What you will do:
What is the number of lines containing the word "React"? Please answer with that number and nothing more.
-- -- --
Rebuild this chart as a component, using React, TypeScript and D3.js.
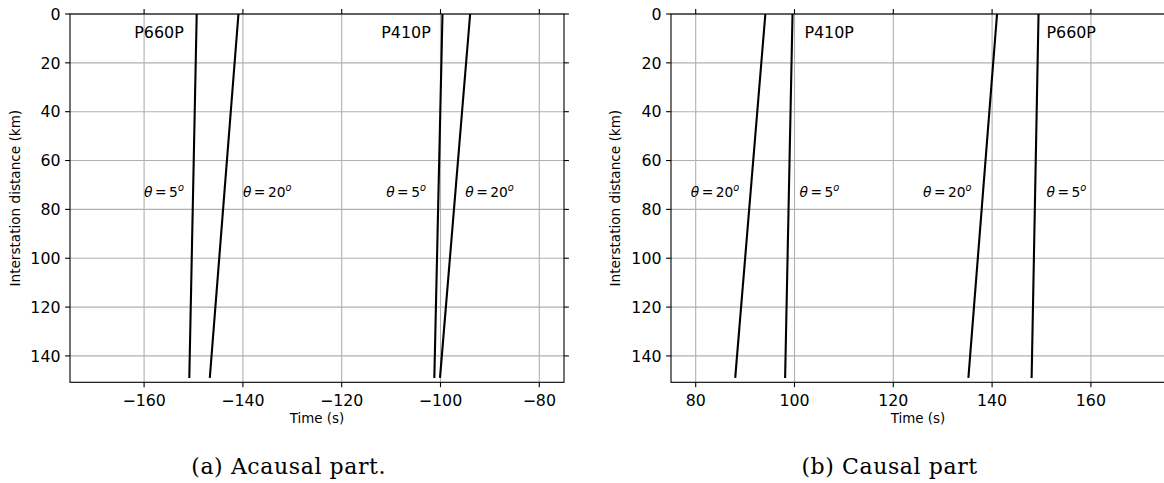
import React from 'react';
import * as d3 from 'd3';

// ---- data ----
const distanceKm = [0, 149];

const acausalSeries = [
  { phase: 'P660P', theta: 5, times: [-149.35, -150.85] },
  { phase: 'P660P', theta: 20, times: [-140.9, -146.7] },
  { phase: 'P410P', theta: 5, times: [-99.6, -101.25] },
  { phase: 'P410P', theta: 20, times: [-94.0, -100.1] },
];

const causalSeries = [
  { phase: 'P410P', theta: 20, times: [94.1, 88.0] },
  { phase: 'P410P', theta: 5, times: [99.6, 98.1] },
  { phase: 'P660P', theta: 20, times: [141.0, 135.2] },
  { phase: 'P660P', theta: 5, times: [149.4, 148.0] },
];

const acausalXTicks = [-160, -140, -120, -100, -80];
const causalXTicks = [80, 100, 120, 140, 160];
const yTicks = [0, 20, 40, 60, 80, 100, 120, 140];

const acausalDomain: [number, number] = [-175, -75];
const causalDomain: [number, number] = [75, 175];
const yDomain: [number, number] = [0, 150.8];

const acausalPhaseLabels = [
  { text: 'P660P', t: -162, d: 10 },
  { text: 'P410P', t: -112, d: 10 },
];
const causalPhaseLabels = [
  { text: 'P410P', t: 102, d: 10 },
  { text: 'P660P', t: 151, d: 10 },
];

const acausalThetaLabels = [
  { deg: 5, t: -160, d: 75 },
  { deg: 20, t: -140, d: 75 },
  { deg: 5, t: -111, d: 75 },
  { deg: 20, t: -95, d: 75 },
];
const causalThetaLabels = [
  { deg: 20, t: 79, d: 75 },
  { deg: 5, t: 101, d: 75 },
  { deg: 20, t: 126, d: 75 },
  { deg: 5, t: 151, d: 75 },
];

const xLabel = 'Time (s)';
const yLabel = 'Interstation distance (km)';
const captions = ['(a) Acausal part.', '(b) Causal part'];

// ---- layout ----
const W = 1164;
const H = 483;
const TOP = 14;
const BOTTOM = 382.3;
const FONT = 'DejaVu Sans, sans-serif';
const GRID = '#b0b0b0';
const fmt = d3.format('d');

type Series = { phase: string; theta: number; times: number[] };
type PhaseLabel = { text: string; t: number; d: number };
type ThetaLabel = { deg: number; t: number; d: number };

function Panel(props: {
  left: number;
  right: number;
  domain: [number, number];
  xTicks: number[];
  series: Series[];
  phaseLabels: PhaseLabel[];
  thetaLabels: ThetaLabel[];
  yLabelX: number;
  caption: string;
  captionX: number;
}) {
  const { left, right, domain, xTicks, series, phaseLabels, thetaLabels, yLabelX, caption, captionX } = props;
  const x = d3.scaleLinear().domain(domain).range([left, right]);
  const y = d3.scaleLinear().domain(yDomain).range([TOP, BOTTOM]);

  const pathFor = (s: Series) =>
    d3
      .line<[number, number]>()
      .x((p) => x(p[0]))
      .y((p) => y(p[1]))(s.times.map((t, i) => [t, distanceKm[i]] as [number, number])) || '';

  const tickLen = 4.9;
  return (
    <g>
      {/* grid */}
      {xTicks.map((t) => (
        <line key={'gx' + t} x1={x(t)} x2={x(t)} y1={TOP} y2={BOTTOM} stroke={GRID} strokeWidth={1.1} />
      ))}
      {yTicks.map((t) => (
        <line key={'gy' + t} x1={left} x2={right} y1={y(t)} y2={y(t)} stroke={GRID} strokeWidth={1.1} />
      ))}
      {/* series */}
      {series.map((s, i) => (
        <path key={'s' + i} d={pathFor(s)} fill="none" stroke="#000" strokeWidth={2.1} />
      ))}
      {/* annotations */}
      {phaseLabels.map((p, i) => (
        <text key={'p' + i} x={x(p.t)} y={y(p.d)} fontFamily={FONT} fontSize={15.9} fill="#000">
          {p.text}
        </text>
      ))}
      {thetaLabels.map((p, i) => (
        <text key={'th' + i} x={x(p.t)} y={y(p.d)} fontFamily={FONT} fontSize={13.8} fill="#000">
          <tspan fontStyle="italic">θ</tspan>
          <tspan dx={2.5}>=</tspan>
          <tspan dx={2.5}>{p.deg}</tspan>
          <tspan fontStyle="italic" fontSize={9.8} dy={-5.8}>o</tspan>
        </text>
      ))}
      {/* spines */}
      <rect x={left} y={TOP} width={right - left} height={BOTTOM - TOP} fill="none" stroke="#000" strokeWidth={1.1} />
      {/* ticks */}
      {xTicks.map((t) => (
        <g key={'tx' + t}>
          <line x1={x(t)} x2={x(t)} y1={BOTTOM} y2={BOTTOM + tickLen} stroke="#000" strokeWidth={1.1} />
          <line x1={x(t)} x2={x(t)} y1={TOP} y2={TOP - tickLen} stroke="#000" strokeWidth={1.1} />
          <text x={x(t)} y={405.5} textAnchor="middle" fontFamily={FONT} fontSize={15.8} fill="#000">
            {fmt(t)}
          </text>
        </g>
      ))}
      {yTicks.map((t) => (
        <g key={'ty' + t}>
          <line x1={left} x2={left - tickLen} y1={y(t)} y2={y(t)} stroke="#000" strokeWidth={1.1} />
          <line x1={right} x2={right + tickLen} y1={y(t)} y2={y(t)} stroke="#000" strokeWidth={1.1} />
          <text x={left - 9.5} y={y(t)} dy="0.36em" textAnchor="end" fontFamily={FONT} fontSize={15.8} fill="#000">
            {fmt(t)}
          </text>
        </g>
      ))}
      {/* axis labels */}
      <text x={(left + right) / 2} y={422.5} textAnchor="middle" fontFamily={FONT} fontSize={13.4} fill="#000">
        {xLabel}
      </text>
      <text
        transform={`translate(${yLabelX},${(TOP + BOTTOM) / 2}) rotate(-90)`}
        textAnchor="middle"
        fontFamily={FONT}
        fontSize={13.6}
        fill="#000"
      >
        {yLabel}
      </text>
      {/* caption */}
      <text x={captionX} y={474} textAnchor="middle" fontFamily="DejaVu Serif, serif" fontSize={22} letterSpacing={0.6} fill="#000">
        {caption}
      </text>
    </g>
  );
}

export default function App() {
  return (
    <svg
      width={W}
      height={H}
      viewBox={`0 0 ${W} ${H}`}
      style={{ position: 'absolute', left: 0, top: 0, background: '#fff' }}
    >
      <rect x={0} y={0} width={W} height={H} fill="#fff" />
      <Panel
        left={70}
        right={564}
        domain={acausalDomain}
        xTicks={acausalXTicks}
        series={acausalSeries}
        phaseLabels={acausalPhaseLabels}
        thetaLabels={acausalThetaLabels}
        yLabelX={20}
        caption={captions[0]}
        captionX={288.7}
      />
      <Panel
        left={671}
        right={1165}
        domain={causalDomain}
        xTicks={causalXTicks}
        series={causalSeries}
        phaseLabels={causalPhaseLabels}
        thetaLabels={causalThetaLabels}
        yLabelX={620}
        caption={captions[1]}
        captionX={889.6}
      />
    </svg>
  );
}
-- -- --
Exercise solution:
2